* **Prompt**:
Can you set down, exactly as they appear below, the lines from the opening of the material through the one bearing "W, H = 960, 676", minus the pictures?

╭──

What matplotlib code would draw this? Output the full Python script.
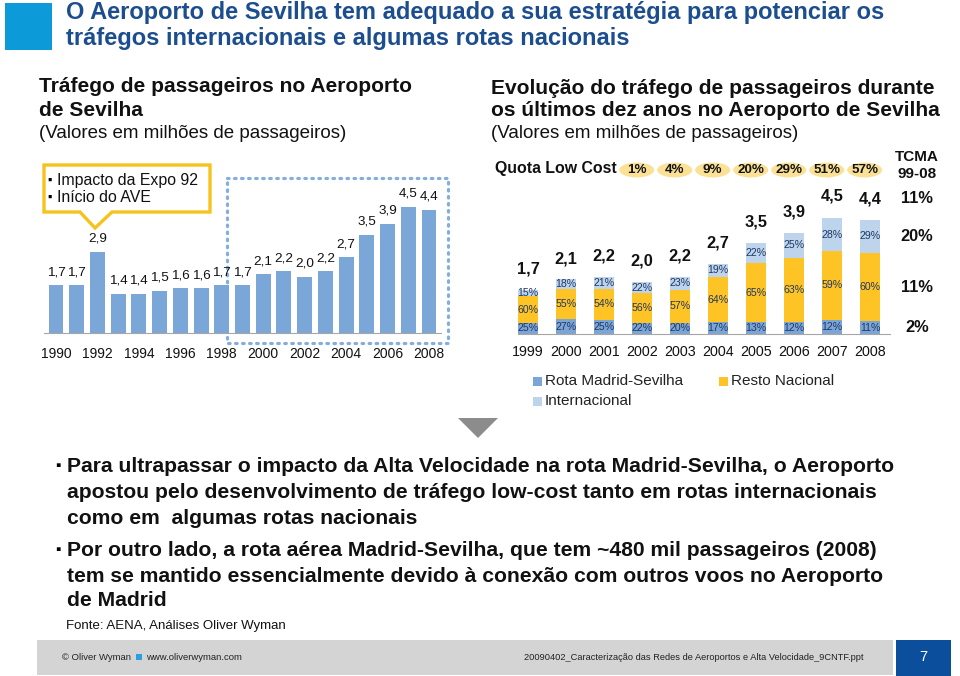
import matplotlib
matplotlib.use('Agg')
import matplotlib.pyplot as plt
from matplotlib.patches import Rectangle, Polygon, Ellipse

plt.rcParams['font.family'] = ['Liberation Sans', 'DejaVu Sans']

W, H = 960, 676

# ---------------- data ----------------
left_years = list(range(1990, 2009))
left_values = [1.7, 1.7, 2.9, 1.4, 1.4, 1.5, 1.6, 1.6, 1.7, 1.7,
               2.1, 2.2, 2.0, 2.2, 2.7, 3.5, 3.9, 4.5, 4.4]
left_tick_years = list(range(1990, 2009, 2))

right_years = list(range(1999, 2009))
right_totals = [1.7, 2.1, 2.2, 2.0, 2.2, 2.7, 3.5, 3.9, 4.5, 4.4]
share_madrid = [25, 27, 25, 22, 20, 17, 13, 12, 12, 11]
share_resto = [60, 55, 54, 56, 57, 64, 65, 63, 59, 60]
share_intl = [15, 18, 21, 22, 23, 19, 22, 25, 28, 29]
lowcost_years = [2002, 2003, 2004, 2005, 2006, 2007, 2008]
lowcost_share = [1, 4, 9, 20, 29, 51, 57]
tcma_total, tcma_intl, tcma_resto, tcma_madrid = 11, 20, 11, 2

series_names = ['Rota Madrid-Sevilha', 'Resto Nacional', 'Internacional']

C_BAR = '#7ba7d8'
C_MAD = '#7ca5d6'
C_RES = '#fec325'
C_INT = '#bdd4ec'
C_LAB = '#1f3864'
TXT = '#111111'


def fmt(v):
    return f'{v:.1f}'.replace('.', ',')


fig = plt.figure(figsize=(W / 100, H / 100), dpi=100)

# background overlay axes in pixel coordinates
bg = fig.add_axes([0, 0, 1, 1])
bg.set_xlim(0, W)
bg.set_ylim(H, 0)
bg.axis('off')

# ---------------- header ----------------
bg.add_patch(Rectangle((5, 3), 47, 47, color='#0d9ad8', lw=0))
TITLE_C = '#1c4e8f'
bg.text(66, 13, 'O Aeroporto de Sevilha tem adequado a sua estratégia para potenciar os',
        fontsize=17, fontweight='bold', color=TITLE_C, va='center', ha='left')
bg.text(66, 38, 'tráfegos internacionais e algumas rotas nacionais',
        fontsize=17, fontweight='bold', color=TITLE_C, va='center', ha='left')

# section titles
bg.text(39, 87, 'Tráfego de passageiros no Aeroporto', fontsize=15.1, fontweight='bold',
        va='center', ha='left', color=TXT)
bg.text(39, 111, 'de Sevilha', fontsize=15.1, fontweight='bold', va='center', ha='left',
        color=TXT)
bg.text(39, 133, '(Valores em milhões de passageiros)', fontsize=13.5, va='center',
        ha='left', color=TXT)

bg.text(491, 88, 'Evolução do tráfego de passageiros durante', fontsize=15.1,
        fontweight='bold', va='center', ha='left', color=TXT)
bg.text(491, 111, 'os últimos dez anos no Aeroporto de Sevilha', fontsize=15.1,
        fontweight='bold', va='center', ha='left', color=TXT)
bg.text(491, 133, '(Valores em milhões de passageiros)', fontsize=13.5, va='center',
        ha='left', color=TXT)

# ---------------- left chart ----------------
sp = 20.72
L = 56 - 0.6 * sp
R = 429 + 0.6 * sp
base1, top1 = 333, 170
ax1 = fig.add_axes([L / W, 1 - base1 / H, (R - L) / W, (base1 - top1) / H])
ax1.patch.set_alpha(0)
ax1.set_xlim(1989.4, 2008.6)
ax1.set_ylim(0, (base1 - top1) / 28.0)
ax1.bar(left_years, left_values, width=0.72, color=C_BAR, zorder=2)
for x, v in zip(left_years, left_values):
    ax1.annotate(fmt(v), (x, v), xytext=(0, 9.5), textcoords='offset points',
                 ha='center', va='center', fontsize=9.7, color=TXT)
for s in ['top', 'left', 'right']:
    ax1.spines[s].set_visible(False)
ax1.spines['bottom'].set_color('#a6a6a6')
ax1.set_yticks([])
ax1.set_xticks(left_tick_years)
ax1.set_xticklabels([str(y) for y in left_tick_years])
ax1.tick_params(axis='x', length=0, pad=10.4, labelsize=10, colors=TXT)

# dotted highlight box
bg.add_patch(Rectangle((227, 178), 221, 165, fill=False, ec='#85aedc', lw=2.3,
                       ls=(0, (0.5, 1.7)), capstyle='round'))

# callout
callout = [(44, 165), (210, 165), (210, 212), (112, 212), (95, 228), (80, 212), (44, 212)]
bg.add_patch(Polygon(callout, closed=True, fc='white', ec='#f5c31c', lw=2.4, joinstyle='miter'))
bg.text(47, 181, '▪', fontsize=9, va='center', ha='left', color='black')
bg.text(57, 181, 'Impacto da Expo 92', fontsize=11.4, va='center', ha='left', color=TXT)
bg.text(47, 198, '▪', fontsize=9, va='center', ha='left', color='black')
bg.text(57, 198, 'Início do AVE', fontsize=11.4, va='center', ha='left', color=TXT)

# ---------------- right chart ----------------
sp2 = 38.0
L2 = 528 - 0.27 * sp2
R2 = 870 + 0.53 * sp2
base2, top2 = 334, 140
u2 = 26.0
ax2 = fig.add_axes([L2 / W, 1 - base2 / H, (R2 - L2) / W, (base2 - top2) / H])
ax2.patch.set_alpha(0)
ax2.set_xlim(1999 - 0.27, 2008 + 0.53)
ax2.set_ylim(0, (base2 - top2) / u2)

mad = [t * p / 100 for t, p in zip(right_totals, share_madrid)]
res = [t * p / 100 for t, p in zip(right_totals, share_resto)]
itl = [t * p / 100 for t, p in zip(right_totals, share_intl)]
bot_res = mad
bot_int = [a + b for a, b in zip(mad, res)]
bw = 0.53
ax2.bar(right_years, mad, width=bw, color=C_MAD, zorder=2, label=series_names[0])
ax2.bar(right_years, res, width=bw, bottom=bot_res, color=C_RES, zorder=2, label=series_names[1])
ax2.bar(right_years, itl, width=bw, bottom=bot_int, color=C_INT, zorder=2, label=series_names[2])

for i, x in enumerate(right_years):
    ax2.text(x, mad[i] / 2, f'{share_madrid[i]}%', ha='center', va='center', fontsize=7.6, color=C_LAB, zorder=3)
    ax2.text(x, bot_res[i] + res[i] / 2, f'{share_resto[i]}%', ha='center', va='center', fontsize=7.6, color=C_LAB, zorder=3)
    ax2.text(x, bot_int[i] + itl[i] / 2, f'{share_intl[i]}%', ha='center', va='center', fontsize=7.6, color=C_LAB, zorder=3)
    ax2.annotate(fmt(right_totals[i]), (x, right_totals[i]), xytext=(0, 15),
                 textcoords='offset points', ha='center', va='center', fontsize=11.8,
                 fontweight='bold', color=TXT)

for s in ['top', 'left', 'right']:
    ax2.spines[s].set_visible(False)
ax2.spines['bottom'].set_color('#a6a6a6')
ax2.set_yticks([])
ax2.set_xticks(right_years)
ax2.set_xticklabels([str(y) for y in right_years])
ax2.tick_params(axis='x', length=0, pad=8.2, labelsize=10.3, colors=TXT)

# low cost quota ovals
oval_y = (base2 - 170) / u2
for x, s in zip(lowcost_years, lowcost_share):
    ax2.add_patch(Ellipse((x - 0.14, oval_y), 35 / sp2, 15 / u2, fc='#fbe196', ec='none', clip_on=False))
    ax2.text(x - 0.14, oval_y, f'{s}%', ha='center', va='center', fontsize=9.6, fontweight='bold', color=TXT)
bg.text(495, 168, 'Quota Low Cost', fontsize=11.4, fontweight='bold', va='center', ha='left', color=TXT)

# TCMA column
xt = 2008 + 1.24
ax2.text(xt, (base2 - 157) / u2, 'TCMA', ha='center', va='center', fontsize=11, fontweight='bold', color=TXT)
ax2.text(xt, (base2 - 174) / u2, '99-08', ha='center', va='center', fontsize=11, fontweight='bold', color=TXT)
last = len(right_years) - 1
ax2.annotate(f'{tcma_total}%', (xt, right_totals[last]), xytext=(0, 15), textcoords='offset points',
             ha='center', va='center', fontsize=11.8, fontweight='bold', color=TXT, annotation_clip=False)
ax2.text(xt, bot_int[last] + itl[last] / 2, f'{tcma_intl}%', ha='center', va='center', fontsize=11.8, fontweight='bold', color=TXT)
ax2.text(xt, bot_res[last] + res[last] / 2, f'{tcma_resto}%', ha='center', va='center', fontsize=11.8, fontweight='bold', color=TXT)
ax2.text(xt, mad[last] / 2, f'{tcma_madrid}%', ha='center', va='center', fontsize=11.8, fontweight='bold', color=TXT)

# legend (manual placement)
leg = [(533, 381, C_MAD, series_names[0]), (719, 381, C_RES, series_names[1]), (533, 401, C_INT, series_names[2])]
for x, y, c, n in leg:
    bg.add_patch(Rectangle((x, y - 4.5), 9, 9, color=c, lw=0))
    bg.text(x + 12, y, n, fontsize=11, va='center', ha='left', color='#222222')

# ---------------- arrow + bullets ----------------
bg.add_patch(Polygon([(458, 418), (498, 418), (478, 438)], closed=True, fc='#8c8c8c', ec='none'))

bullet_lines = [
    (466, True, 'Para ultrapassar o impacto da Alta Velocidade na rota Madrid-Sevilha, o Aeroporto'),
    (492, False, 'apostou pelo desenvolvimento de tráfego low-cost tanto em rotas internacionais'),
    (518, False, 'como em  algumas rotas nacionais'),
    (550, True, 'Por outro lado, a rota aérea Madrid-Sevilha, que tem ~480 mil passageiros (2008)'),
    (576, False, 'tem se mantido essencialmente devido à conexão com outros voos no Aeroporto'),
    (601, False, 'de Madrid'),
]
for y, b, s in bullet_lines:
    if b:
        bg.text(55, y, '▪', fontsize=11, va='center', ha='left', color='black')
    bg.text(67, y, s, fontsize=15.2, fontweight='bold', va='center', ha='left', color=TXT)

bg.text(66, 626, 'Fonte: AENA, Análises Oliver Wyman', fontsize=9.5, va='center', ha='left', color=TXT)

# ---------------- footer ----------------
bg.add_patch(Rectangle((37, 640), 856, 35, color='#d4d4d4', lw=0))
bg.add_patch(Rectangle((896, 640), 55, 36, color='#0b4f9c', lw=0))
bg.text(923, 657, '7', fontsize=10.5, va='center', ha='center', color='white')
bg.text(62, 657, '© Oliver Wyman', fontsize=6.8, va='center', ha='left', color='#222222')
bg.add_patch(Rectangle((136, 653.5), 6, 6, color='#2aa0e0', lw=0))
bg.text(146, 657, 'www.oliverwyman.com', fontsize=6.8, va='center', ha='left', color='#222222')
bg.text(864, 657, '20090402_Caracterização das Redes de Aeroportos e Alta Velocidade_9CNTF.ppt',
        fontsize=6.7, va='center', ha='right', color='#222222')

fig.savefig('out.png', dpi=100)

╰──

* **The solution**:
What matplotlib code would draw this? Output the full Python script.
import matplotlib
matplotlib.use('Agg')
import matplotlib.pyplot as plt
from matplotlib.patches import Rectangle, Polygon, Ellipse

plt.rcParams['font.family'] = ['Liberation Sans', 'DejaVu Sans']

W, H = 960, 676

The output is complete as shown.